CHAPTER IV.
THE SIDE SADDLE.
It is of first-class importance that a lady's saddle should be made by a respectable and thoroughly competent saddler. Seeing the number of years a well-built and properly kept side-saddle will last, it is but penny wise to grudge the necessary outlay in the first instance. Those constructed on the cheap machine-made system never give satisfaction to the rider, are constantly in need of repair (grooms, if permitted, are everlastingly in and out of the saddler's shop), and are a prolific cause of sore backs.
THE OLD STYLE.
With all saddles the chief cause, the source and origin, of evil is badly constructed and badly fitting trees that take an undue bearing on different parts of the back. At a critical moment, when just a little extra exertion would perhaps keep the horse on his legs, a somewhat tender muscle or portion of "scalded" skin comes in painful contact with some part of an ill-fitting saddle, the agony causing him to wince, checks the impulse to extend the "spare leg," and he comes down. It does not matter how hard or heavy the rider may be, how tender the skin, a sore back can be prevented by a proper system of measurement and a good pannel. Mrs. Power O'Donoghue, in her very interesting letters upon "Ladies on Horseback," unsparingly condemns the elaborate embroidery which adorned (?) the near flap of every old-fashioned saddle, pointing out that as it is always concealed by the rider's right leg, the work is a needless expense. "There might be some sense," that brilliant and bold horsewoman says, "although very little, in decorating the off-side and imparting to it somewhat of an ornamental appearance; but in my opinion there cannot be too much simplicity about anything connected with riding appointments. Let your saddle, like your personal attire, be remarkable only for perfect freedom from ornament or display. Have it made to suit yourself—neither too weighty nor yet too small,—and if you want to ride with grace and comfort, desire that it be constructed without one particle of the objectionable dip."
THE SAFETY SADDLE.
The foregoing two sketches, "The Old Style" and "The Straight-Seated Safety," contrast the wide difference between the old and fast disappearing form of side-saddle and that designed and manufactured by Messrs. Champion and Wilton. The disadvantages of the old style are so painfully obvious that it is marvellous they should not have been remedied years ago. On, or rather in, one of these, the lady sat in a dip or kind of basin, and unless her limbs were of unusual length—thereby pushing her right knee towards the off-side—she necessarily faced half-left, i.e., not her horse's ears, but his near shoulder; or, in order to attain any squareness of front, she was called upon to twist her body from the hips, and to maintain a most fatiguing, forced position during her whole ride (even through a long day's hunting), or else sit altogether on the near side of her saddle.

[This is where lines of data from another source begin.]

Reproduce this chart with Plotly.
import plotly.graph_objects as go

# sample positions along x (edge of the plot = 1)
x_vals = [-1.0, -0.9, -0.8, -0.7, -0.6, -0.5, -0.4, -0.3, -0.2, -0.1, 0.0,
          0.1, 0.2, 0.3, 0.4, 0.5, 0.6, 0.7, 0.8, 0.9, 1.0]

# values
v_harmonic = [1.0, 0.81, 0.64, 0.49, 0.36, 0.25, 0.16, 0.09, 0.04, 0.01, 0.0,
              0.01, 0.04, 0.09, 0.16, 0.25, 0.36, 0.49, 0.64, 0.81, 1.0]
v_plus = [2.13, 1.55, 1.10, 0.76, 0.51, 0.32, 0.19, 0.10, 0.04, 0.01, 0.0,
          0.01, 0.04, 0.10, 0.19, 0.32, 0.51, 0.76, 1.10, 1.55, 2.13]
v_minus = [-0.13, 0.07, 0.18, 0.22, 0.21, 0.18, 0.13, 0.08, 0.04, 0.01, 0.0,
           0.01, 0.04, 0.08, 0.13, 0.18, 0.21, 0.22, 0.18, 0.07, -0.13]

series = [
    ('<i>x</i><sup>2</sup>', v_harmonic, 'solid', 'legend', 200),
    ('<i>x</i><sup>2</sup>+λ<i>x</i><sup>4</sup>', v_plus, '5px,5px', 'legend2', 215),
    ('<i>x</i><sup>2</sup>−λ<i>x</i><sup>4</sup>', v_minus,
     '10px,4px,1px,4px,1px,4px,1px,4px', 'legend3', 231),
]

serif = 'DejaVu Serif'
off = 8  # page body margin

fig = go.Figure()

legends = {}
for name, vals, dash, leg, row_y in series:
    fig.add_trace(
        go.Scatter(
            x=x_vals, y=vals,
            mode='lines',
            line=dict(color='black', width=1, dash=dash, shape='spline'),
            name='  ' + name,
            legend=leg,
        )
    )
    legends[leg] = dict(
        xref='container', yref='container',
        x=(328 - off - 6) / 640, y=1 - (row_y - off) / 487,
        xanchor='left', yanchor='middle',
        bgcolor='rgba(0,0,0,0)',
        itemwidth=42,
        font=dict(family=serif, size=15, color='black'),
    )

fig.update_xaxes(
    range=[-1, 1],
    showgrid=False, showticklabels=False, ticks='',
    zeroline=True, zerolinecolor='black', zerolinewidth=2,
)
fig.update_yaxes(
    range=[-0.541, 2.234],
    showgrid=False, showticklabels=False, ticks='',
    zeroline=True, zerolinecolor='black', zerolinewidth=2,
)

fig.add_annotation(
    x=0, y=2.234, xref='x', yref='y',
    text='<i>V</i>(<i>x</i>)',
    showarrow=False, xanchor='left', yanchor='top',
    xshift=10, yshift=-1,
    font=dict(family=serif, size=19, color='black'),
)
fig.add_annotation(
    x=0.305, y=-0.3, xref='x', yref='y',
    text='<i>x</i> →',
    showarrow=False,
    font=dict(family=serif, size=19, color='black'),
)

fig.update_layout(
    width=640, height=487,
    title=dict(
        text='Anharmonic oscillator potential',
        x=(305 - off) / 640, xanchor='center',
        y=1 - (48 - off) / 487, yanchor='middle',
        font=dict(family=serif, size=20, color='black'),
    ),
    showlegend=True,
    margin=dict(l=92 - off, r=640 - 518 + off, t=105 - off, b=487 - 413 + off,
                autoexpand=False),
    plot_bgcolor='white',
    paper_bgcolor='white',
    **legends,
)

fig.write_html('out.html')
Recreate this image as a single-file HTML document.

This twist was the cause of the pains in the spine so frequently complained of. More than this, the height upon which her pommels were raised caused her to sit, as it were, uphill, or at best (in the attempt on the part of the saddler to rectify this, by stuffing up the seat of her saddle) to find herself perched far above her horse's back. The natural expedient of carrying the upper or middle pommel nearer the centre of the horse's withers, so as to bring the knee about in a line with his mane, was impracticable with the old-style of saddle tree, which gave the pommels a lofty, arched base above the apex of his shoulders. The result was, in all cases, (1) great inconvenience and often curvature of the spine to the rider, (2) constant liability to sore back on the part of the horse, through the cross friction produced by the lady's one-sided position. To meet and entirely remove the difficulty, Messrs. Champion and Wilton pruned away all the forepart of the saddle-tree, and, in place of the raised wood and metal base, upon which the lady's right leg formerly rested, substituted merely a stout leather flap or cushion.